254384 Prevalence of coal workers' pneumoconiosis among surface coal miners: Limitations and potential underreporting

Wednesday, October 31, 2012 : 1:26 PM - 1:38 PM

Cara N. Halldin, PhD , National Institute for Occupationals Safety and Health Division of Respiratory Disease Studies, Centers for Disease Control and Prevention, Morgantown, WV
Anita Wolfe, BS , Division of Respiratory Disease Studies, National Institute for Occupational Safety and Health, Morgantown, WV
A. Scott Laney, PhD , Division of Respiratory Disease Studies, National Institute of Occupational Safety and Health, Morgantown, WV
Inhalation of coal mine dust causes coal workers' pneumoconiosis (CWP), a chronic, occupational lung disease and progressive massive fibrosis (PMF), a severe form of CWP. No studies of CWP prevalence among surface miners have been conducted since 2002, though they comprise 48% of the coal mining workforce. We assessed the prevalence, severity and geographic distribution of CWP in surface coal miners. Surface coal miners' (n=2,257; 7% of U.S. surface coal miners) chest radiographs taken by the National Institute for Occupational Safety and Health Coal Workers' Health Surveillance Program and were classified according to International Labour Organization pneumoconiosis standards.
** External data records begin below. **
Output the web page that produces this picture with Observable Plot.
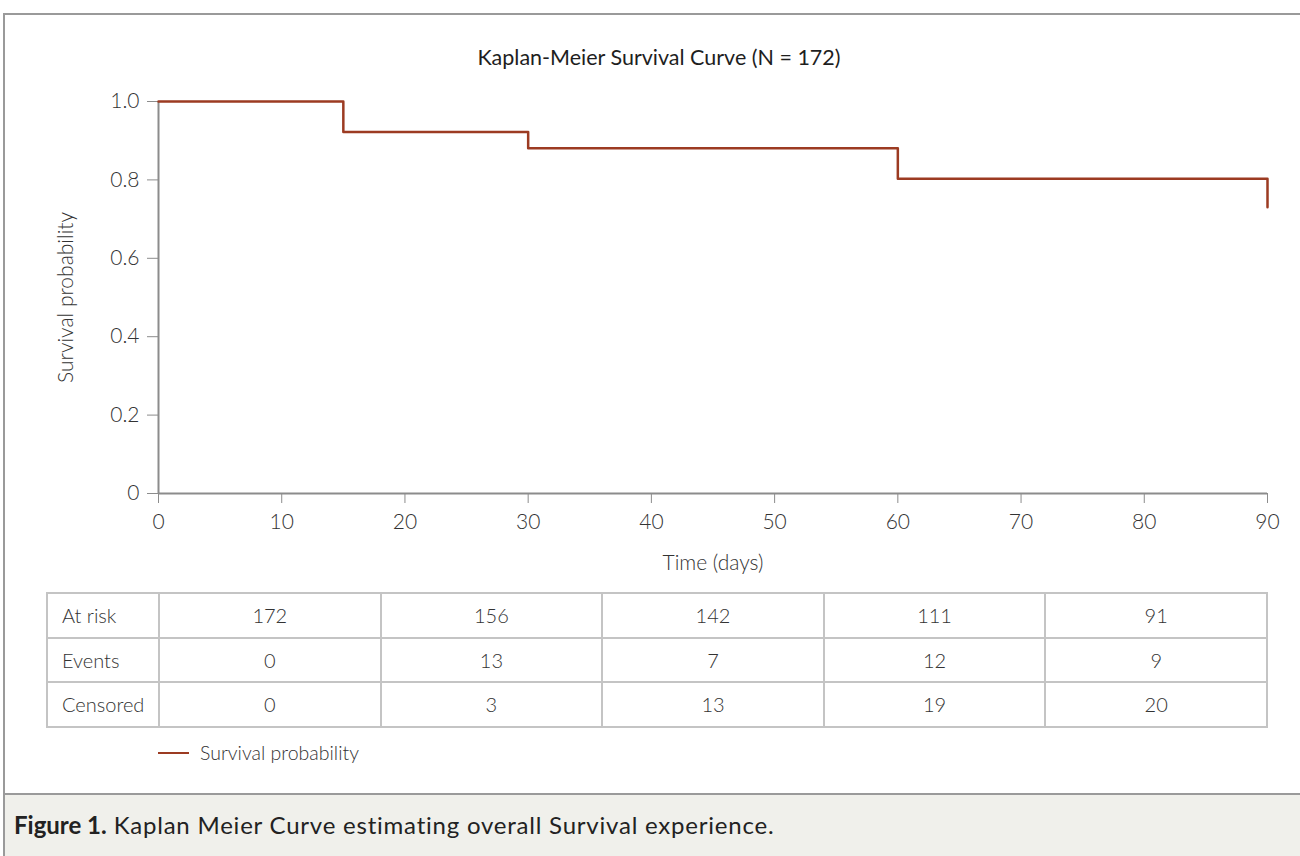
<!DOCTYPE html>
<html><head><meta charset="utf-8">
<script src="https://cdn.jsdelivr.net/npm/d3@7"></script>
<script src="https://cdn.jsdelivr.net/npm/@observablehq/plot@0.6"></script>
<style>
body{margin:0;background:#fff;font-family:Lato,"Open Sans",sans-serif;color:#2a2a2a;}
#root{position:relative;width:1300px;height:856px;overflow:hidden;}
#frame{position:absolute;left:3px;top:13px;width:1320px;height:900px;border-top:2px solid #9a9a9a;border-left:2px solid #9a9a9a;}
#title{position:absolute;top:44px;left:0;width:1318px;text-align:center;font-size:21.5px;font-weight:400;color:#1e1e1e;}
#chart{position:absolute;left:0;top:80px;}
#risk{position:absolute;left:46px;top:592px;border-collapse:collapse;table-layout:fixed;width:1222px;font-size:20px;color:#333;}
#risk td{border:2px solid #c4c4c4;height:42.5px;padding:0;text-align:center;font-weight:300;}
#risk td.lab{text-align:left;padding-left:14px;}
#legend{position:absolute;left:158px;top:741px;font-size:19.5px;color:#333;display:flex;align-items:center;font-weight:300;}
#legend .sw{width:31px;height:2px;margin-right:11px;}
#caption{position:absolute;left:3px;top:793px;width:1320px;height:80px;background:#f0f0eb;border-top:2px solid #9a9a9a;border-left:2px solid #9a9a9a;}
#caption p{margin:0;position:absolute;left:9px;top:15px;font-size:24px;color:#222;white-space:nowrap;}
#caption p span{letter-spacing:0.78px;}
</style></head>
<body><div id="root">
<div id="frame"></div>
<div id="title"></div>
<div id="chart"></div>
<table id="risk"><colgroup><col style="width:112px"><col style="width:221.6px"><col style="width:221.6px"><col style="width:221.6px"><col style="width:221.6px"><col style="width:221.6px"></colgroup></table>
<div id="legend"></div>
<div id="caption"><p></p></div>
</div>
<script>
const titleText = "Kaplan-Meier Survival Curve (N = 172)";
const times = [0, 15, 30, 60, 90];
const survival = [1.0, 0.922, 0.881, 0.803, 0.730];
const xTicks = [0, 10, 20, 30, 40, 50, 60, 70, 80, 90];
const yTicks = [0, 0.2, 0.4, 0.6, 0.8, 1.0];
const rowLabels = ["At risk", "Events", "Censored"];
const atRisk = [172, 156, 142, 111, 91];
const events = [0, 13, 7, 12, 9];
const censored = [0, 3, 13, 19, 20];
const seriesName = "Survival probability";
const lineColor = "#9c3b22";
const captionBold = "Figure 1.";
const captionText = " Kaplan Meier Curve estimating overall Survival experience.";

document.getElementById("title").textContent = titleText;

const data = times.map((t, i) => ({time: t, surv: survival[i]}));
const axisColor = "#8c8c8c";

const chart = Plot.plot({
  width: 1300, height: 500,
  marginLeft: 158, marginRight: 33, marginTop: 21, marginBottom: 87,
  style: {fontSize: "21px", fontFamily: "Lato, 'Open Sans', sans-serif", color: "#333", background: "transparent", fontWeight: 300},
  x: {domain: [0, 90]},
  y: {domain: [0, 1]},
  marks: [
    Plot.axisX({ticks: xTicks, tickSize: 10, tickPadding: 11, stroke: axisColor, fill: "#333", fontSize: 21,
      label: "Time (days)", labelAnchor: "center", labelOffset: 76, labelArrow: "none"}),
    Plot.axisY({ticks: yTicks, tickSize: 11, tickPadding: 8, stroke: axisColor, fill: "#333", fontSize: 21,
      tickFormat: d => d === 0 ? "0" : d.toFixed(1),
      label: "Survival probability", labelAnchor: "center", labelOffset: 100, labelArrow: "none"}),
    Plot.ruleY([0], {stroke: axisColor, strokeWidth: 2}),
    Plot.ruleX([0], {y1: 0, y2: 1, stroke: axisColor, strokeWidth: 2}),
    Plot.line(data, {x: "time", y: "surv", curve: "step-after", stroke: lineColor, strokeWidth: 2.5})
  ]
});
document.getElementById("chart").appendChild(chart);

const table = document.getElementById("risk");
[atRisk, events, censored].forEach((row, r) => {
  const tr = document.createElement("tr");
  const lab = document.createElement("td");
  lab.className = "lab"; lab.textContent = rowLabels[r]; tr.appendChild(lab);
  row.forEach(v => {
    const td = document.createElement("td");
    td.textContent = v; tr.appendChild(td);
  });
  table.appendChild(tr);
});

const legend = document.getElementById("legend");
legend.innerHTML = `<div class="sw" style="background:${lineColor}"></div><span></span>`;
legend.querySelector("span").textContent = seriesName;

const cap = document.querySelector("#caption p");
const b = document.createElement("b"); b.textContent = captionBold;
const s = document.createElement("span"); s.textContent = captionText;
cap.appendChild(b); cap.appendChild(s);
</script>
</body></html>
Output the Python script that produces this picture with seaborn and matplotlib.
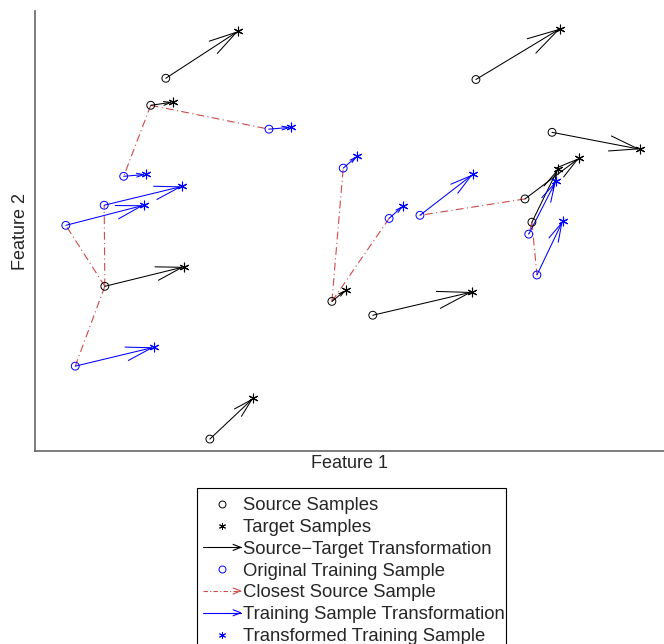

We identified 46 (2.0%) miners with CWP and 12 (0.5%) with PMF. The prevalence of CWP and PMF was greater (CWP: 3.7% vs. 1.1%; PR=2.7; 95% confidence interval [CI]: 1.4-5.3 and PMF: 1.2% vs. 0.1%; PR=12.4, 95% CI: 1.5-100.1) in central Appalachian (Kentucky, Virginia and West Virginia) miners when using log-binomal regression adjusting for underground and surface mining tenure. Surface miners are not included in the federally mandated periodic radiographic surveillance program established for underground coal miners, therefore participation in the NIOSH survey was voluntary, dependent on the cooperation of surface mine operators, and could have been influenced by a number of social factors (eg. known disease status, employer attitudes, safety culture, perceived risks). Consequently, these results may not reflect the true prevalence of CWP among surface miners. NIOSH recommends changes to the manner in which respirable dust is measured and suggests surface coal miners be included in periodic radiographic surveillance.

Learning Areas:
Occupational health and safety

Learning Objectives:
Compare prevalence of coal workers' pneumoconiosis and progressive massive fibrosis between central Appalachia and other U.S. mining regions; identify data limitations and potential underreporting

Keywords: Occupational Disease, Surveillance

Presenting author's disclosure statement:

Qualified on the content I am responsible for because: I am an Epidemic Intelligence Service Officer with the Centers for Disease Control and Prevention assigned to the Division of Respiratory Disease Studies (DRDS) at the National Institute for Occupational Safety and Health (NIOSH). Here I work with DRDS Surveillance Branch to assess prevalence of lung disease in United States coal miners who have been screened through NIOSH's Coal Workers’ Health Surveillance Program. I have participated in the field work as well as conducted the analysis which is presented in this abstract.
Any relevant financial relationships? No

I agree to comply with the American Public Health Association Conflict of Interest and Commercial Support Guidelines, and to disclose to the participants any off-label or experimental uses of a commercial product or service discussed in my presentation.